- _DATASET EXCERPT_
□ □ □

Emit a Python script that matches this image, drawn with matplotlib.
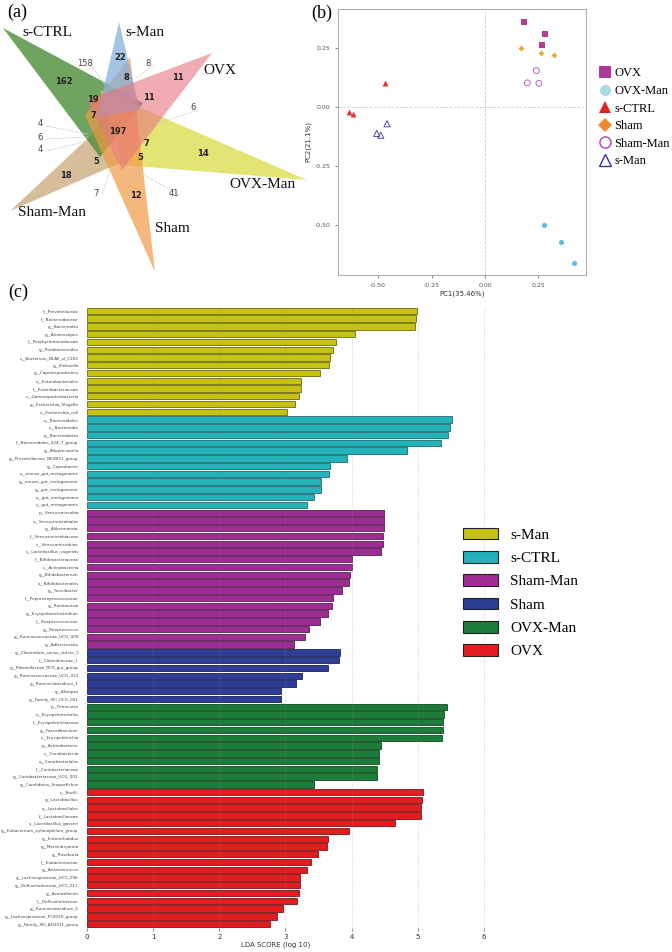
import matplotlib.pyplot as plt
from matplotlib.patches import Polygon, Patch
from matplotlib.lines import Line2D

# ---------------- data ----------------
# (a) flower Venn: petal groups and region counts
venn_groups = ["s-CTRL", "s-Man", "OVX", "OVX-Man", "Sham", "Sham-Man"]
venn_counts = [158, 22, 8, 8, 11, 162, 19, 11, 6, 7, 197,
               4, 6, 4, 7, 14, 5, 5, 18, 7, 12, 41]

# (b) PCA scores
pca_groups = ["OVX", "OVX-Man", "s-CTRL", "Sham", "Sham-Man", "s-Man"]
pc1 = {
    "OVX": [0.184, 0.280, 0.266],
    "OVX-Man": [0.277, 0.354, 0.417],
    "s-CTRL": [-0.469, -0.636, -0.618],
    "Sham": [0.167, 0.260, 0.321],
    "Sham-Man": [0.240, 0.198, 0.252],
    "s-Man": [-0.458, -0.506, -0.487],
}
pc2 = {
    "OVX": [0.361, 0.307, 0.263],
    "OVX-Man": [-0.501, -0.573, -0.662],
    "s-CTRL": [0.100, -0.020, -0.031],
    "Sham": [0.250, 0.229, 0.219],
    "Sham-Man": [0.154, 0.102, 0.100],
    "s-Man": [-0.071, -0.112, -0.120],
}

# (c) LEfSe LDA scores
lda_groups = ["s-Man", "s-CTRL", "Sham-Man", "Sham", "OVX-Man", "OVX"]
smanTaxa = ["f__Prevotellaceae", "f__Bacteroidaceae", "g__Bacteroides", "g__Anaerostipes",
            "f__Porphyromonadaceae", "g__Parabacteroides", "s__Bacterium_NLAE_zl_C202",
            "g__Klebsiella", "g__Caproiciproducens", "o__Enterobacteriales",
            "f__Enterobacteriaceae", "c__Gammaproteobacteria", "g__Escherichia_Shigella",
            "s__Escherichia_coli"]
smanLda = [4.99, 4.98, 4.96, 4.06, 3.77, 3.72, 3.67, 3.66, 3.53, 3.24, 3.23, 3.20, 3.14, 3.02]
sctrlTaxa = ["o__Bacteroidales", "c__Bacteroidia", "p__Bacteroidetes",
             "f__Bacteroidales_S24_7_group", "g__Alloprevotella",
             "g__Prevotellaceae_NK3B31_group", "g__Coprobacter", "s__mouse_gut_metagenome",
             "g__mouse_gut_metagenome", "g__gut_metagenome", "o__gut_metagenome",
             "s__gut_metagenome"]
sctrlLda = [5.52, 5.49, 5.46, 5.35, 4.84, 3.93, 3.67, 3.66, 3.54, 3.54, 3.43, 3.32]
shammanTaxa = ["p__Verrucomicrobia", "o__Verrucomicrobiales", "g__Akkermansia",
               "f__Verrucomicrobiaceae", "c__Verrucomicrobiae", "s__Lactobacillus_vaginalis",
               "f__Bifidobacteriaceae", "c__Actinobacteria", "g__Bifidobacterium",
               "o__Bifidobacteriales", "g__Turicibacter", "f__Peptostreptococcaceae",
               "g__Romboutsia", "g__Erysipelatoclostridium", "f__Streptococcaceae",
               "g__Streptococcus", "g__Ruminococcaceae_UCG_009", "g__Adlercreutzia"]
shammanLda = [4.49, 4.49, 4.49, 4.48, 4.47, 4.45, 4.01, 4.00, 3.98, 3.96, 3.86, 3.72,
              3.71, 3.64, 3.52, 3.35, 3.29, 3.13]
shamTaxa = ["g__Clostridium_sensu_stricto_1", "f__Clostridiaceae_1",
            "g__Rikenellaceae_RC9_gut_group", "g__Ruminococcaceae_UCG_013",
            "g__Ruminiclostridium_1", "g__Alistipes", "g__Family_XIII_UCG_001"]
shamLda = [3.83, 3.81, 3.65, 3.25, 3.16, 2.94, 2.93]
ovxmanTaxa = ["p__Firmicutes", "o__Erysipelotrichales", "f__Erysipelotrichaceae",
              "g__Faecalibaculum", "c__Erysipelotrichia", "p__Actinobacteria",
              "c__Coriobacteriia", "o__Coriobacteriales", "f__Coriobacteriaceae",
              "g__Coriobacteriaceae_UCG_002", "g__Candidatus_Stoquefichus"]
ovxmanLda = [5.44, 5.40, 5.39, 5.38, 5.37, 4.44, 4.42, 4.41, 4.39, 4.39, 3.44]
ovxTaxa = ["c__Bacilli", "g__Lactobacillus", "o__Lactobacillales", "f__Lactobacillaceae",
           "s__Lactobacillus_gasseri", "g__Eubacterium_xylanophilum_group",
           "g__Enterorhabdus", "g__Marvinbryantia", "g__Roseburia", "f__Eubacteriaceae",
           "g__Anaerotruncus", "g__Lachnospiraceae_UCG_006", "g__Defluviitaleaceae_UCG_011",
           "g__Acetatifactor", "f__Defluviitaleaceae", "g__Ruminiclostridium_6",
           "g__Lachnospiraceae_FCS020_group", "g__Family_XIII_AD3011_group"]
ovxLda = [5.08, 5.07, 5.05, 5.05, 4.66, 3.96, 3.64, 3.63, 3.49, 3.38, 3.33, 3.22, 3.22,
          3.20, 3.18, 2.97, 2.87, 2.77]

SERIF = ["Liberation Serif", "DejaVu Serif"]

fig = plt.figure(figsize=(6.72, 9.52), dpi=100)


def px_axes(x0, y0, w, h):
    """axes placed with pixel coords (top-left origin)"""
    return fig.add_axes([x0 / 672, 1 - (y0 + h) / 952, w / 672, h / 952])


# ---------------- (a) flower venn ----------------
axa = px_axes(0, 0, 340, 290)
axa.set_xlim(0, 340)
axa.set_ylim(290, 0)
axa.axis("off")

petals = {
    "Sham-Man": ([(10, 211), (100, 127), (120, 163)], "#c9a97c", 0.75),
    "s-CTRL": ([(3, 28), (143, 103), (100, 157)], "#4b8c38", 0.8),
    "OVX-Man": ([(307, 180), (100, 90), (123, 165)], "#d9d93a", 0.7),
    "Sham": ([(155, 272), (85, 115), (130, 57)], "#f19a45", 0.7),
    "s-Man": ([(119, 22), (97, 117), (140, 110)], "#86b0dd", 0.75),
    "OVX": ([(212, 53), (87, 100), (122, 170)], "#e8737f", 0.6),
}
for name, (pts, col, a) in petals.items():
    axa.add_patch(Polygon(pts, closed=True, facecolor=col, edgecolor="none", alpha=a))

count_pos = [(85, 63), (120, 57), (148, 63), (126, 77), (178, 77), (64, 82), (93, 99),
             (149, 97), (193, 108), (93, 116), (118, 132), (40, 124), (40, 137), (40, 149),
             (146, 144), (203, 154), (96, 162), (140, 157), (66, 175), (96, 193),
             (136, 195), (174, 193)]
outer = {0, 2, 8, 11, 12, 13, 19, 21}
leaders = {0: (105, 85), 2: (136, 78), 8: (155, 124), 11: (88, 134), 12: (88, 137),
           13: (88, 141), 19: (110, 170), 21: (128, 166)}
for i, (c, (x, y)) in enumerate(zip(venn_counts, count_pos)):
    if i in leaders:
        lx, ly = leaders[i]
        axa.plot([x + 6, lx], [y + 2, ly], color="#cccccc", lw=0.4, zorder=1)
    axa.text(x, y, str(c), ha="center", va="center", fontsize=6,
             fontweight="normal" if i in outer else "bold",
             color="#444444" if i in outer else "#222222", zorder=3)

label_pos = {"s-CTRL": (47, 32), "s-Man": (145, 32), "OVX": (220, 70),
             "OVX-Man": (263, 185), "Sham": (172, 229), "Sham-Man": (52, 212)}
for g in venn_groups:
    x, y = label_pos[g]
    axa.text(x, y, g, ha="center", va="center", fontsize=11, family=SERIF, color="#111111")
axa.text(17, 12, "(a)", ha="center", va="center", fontsize=13, family=SERIF)

# ---------------- (b) PCA ----------------
axb = px_axes(338, 9, 248, 266)
pca_style = {
    "OVX": dict(marker="s", color="#b53b92", fill=True, s=16),
    "OVX-Man": dict(marker="o", color="#5bbfe6", fill=True, s=14),
    "s-CTRL": dict(marker="^", color="#e03434", fill=True, s=18),
    "Sham": dict(marker="D", color="#e9a83a", fill=True, s=9),
    "Sham-Man": dict(marker="o", color="#b464bc", fill=False, s=18),
    "s-Man": dict(marker="^", color="#4b4ba8", fill=False, s=20),
}
for g in pca_groups:
    st = pca_style[g]
    if st["fill"]:
        axb.scatter(pc1[g], pc2[g], marker=st["marker"], s=st["s"], color=st["color"],
                    linewidths=0, zorder=3)
    else:
        axb.scatter(pc1[g], pc2[g], marker=st["marker"], s=st["s"], facecolors="none",
                    edgecolors=st["color"], linewidths=0.7, zorder=3)
axb.axvline(0, color="#cccccc", lw=0.6, ls="--", zorder=1)
axb.axhline(0, color="#cccccc", lw=0.6, ls="--", zorder=1)
axb.set_xlim(-0.687, 0.472)
axb.set_ylim(-0.712, 0.415)
axb.set_xticks([-0.5, -0.25, 0, 0.25])
axb.set_xticklabels(["-0.50", "-0.25", "0.00", "0.25"])
axb.set_yticks([0.25, 0, -0.25, -0.5])
axb.set_yticklabels(["0.25", "0.00", "-0.25", "-0.50"])
axb.tick_params(labelsize=4.5, colors="#555555", length=2, width=0.5)
for sp in axb.spines.values():
    sp.set_color("#aaaaaa")
    sp.set_linewidth(0.7)
axb.set_xlabel("PC1(35.46%)", fontsize=5, color="#333333", labelpad=2)
axb.set_ylabel("PC2(21.1%)", fontsize=5, color="#333333", labelpad=2)
fig.text(322 / 672, 1 - 13 / 952, "(b)", ha="center", va="center", fontsize=13, family=SERIF)

leg_b_colors = {"OVX": "#b0389a", "OVX-Man": "#a8dce2", "s-CTRL": "#e02424",
                "Sham": "#f08a30", "Sham-Man": "#b040b0", "s-Man": "#3434a0"}
handles_b = []
for g in pca_groups:
    st = pca_style[g]
    c = leg_b_colors[g]
    ms = 8 if st["marker"] != "D" else 7
    handles_b.append(Line2D([], [], ls="none", marker=st["marker"], markersize=ms,
                            markerfacecolor=c if st["fill"] else "none",
                            markeredgecolor=c, markeredgewidth=0 if st["fill"] else 1.0,
                            label=g))
fig.legend(handles=handles_b, loc="upper left", bbox_to_anchor=(591 / 672, 1 - 61 / 952),
           frameon=False, prop={"family": SERIF, "size": 9}, labelspacing=0.45,
           handletextpad=0.15, handlelength=1.2, borderpad=0)

# ---------------- (c) LDA bars ----------------
lda_taxa = [smanTaxa, sctrlTaxa, shammanTaxa, shamTaxa, ovxmanTaxa, ovxTaxa]
lda_vals = [smanLda, sctrlLda, shammanLda, shamLda, ovxmanLda, ovxLda]
lda_colors = ["#c6c212", "#24b3ba", "#9f2c93", "#2e3d96", "#1c7c39", "#e41c20"]
lda_edges = ["#6d6b10", "#1f6a70", "#5a1a55", "#1a2458", "#11491f", "#7a1416"]

axc = px_axes(87, 307, 410, 621)
names, vals, cols, eds = [], [], [], []
for t, v, c, e in zip(lda_taxa, lda_vals, lda_colors, lda_edges):
    names += t
    vals += v
    cols += [c] * len(v)
    eds += [e] * len(v)
ypos = list(range(len(vals)))
axc.barh(ypos, vals, height=0.82, color=cols, edgecolor=eds, linewidth=0.6, zorder=2)
axc.set_ylim(len(vals) - 0.5, -0.5)
axc.set_xlim(0, 6.2)
axc.set_yticks(ypos)
axc.set_yticklabels(names, fontsize=3.0, color="#444444")
axc.set_xticks(range(7))
axc.tick_params(axis="y", length=0, pad=6)
axc.tick_params(axis="x", length=2, width=0.4, labelsize=5, colors="#333333", pad=2)
for x in range(1, 7):
    axc.axvline(x, color="#888888", lw=0.5, ls=":", alpha=0.6, zorder=3)
for sp in axc.spines.values():
    sp.set_visible(False)
axc.set_xlabel("LDA SCORE (log 10)", fontsize=5, color="#333333")
axc.xaxis.set_label_coords(0.46, -0.022)
fig.text(8 / 672, 1 - 292 / 952, "(c)", ha="left", va="center", fontsize=13, family=SERIF)

handles_c = [Patch(facecolor=c, edgecolor="#222222", linewidth=0.8, label=g)
             for g, c in zip(lda_groups, lda_colors)]
fig.legend(handles=handles_c, loc="upper left", bbox_to_anchor=(455 / 672, 1 - 520 / 952),
           frameon=False, prop={"family": SERIF, "size": 11}, labelspacing=0.6,
           handlelength=2.3, handleheight=0.8, handletextpad=0.8, borderpad=0)

fig.savefig("out.png", dpi=100)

□ □ □

- _STATED EXERCISE_
Omit the pictures, then repeat exactly each line from the beginning of the listing through the line with "4, 6, 4, 7, 14, 5, 5, 18, 7, 12, 41]".

- _REPLY TO THE TASK_
Emit a Python script that matches this image, drawn with matplotlib.
import matplotlib.pyplot as plt
from matplotlib.patches import Polygon, Patch
from matplotlib.lines import Line2D

# ---------------- data ----------------
# (a) flower Venn: petal groups and region counts
venn_groups = ["s-CTRL", "s-Man", "OVX", "OVX-Man", "Sham", "Sham-Man"]
venn_counts = [158, 22, 8, 8, 11, 162, 19, 11, 6, 7, 197,
               4, 6, 4, 7, 14, 5, 5, 18, 7, 12, 41]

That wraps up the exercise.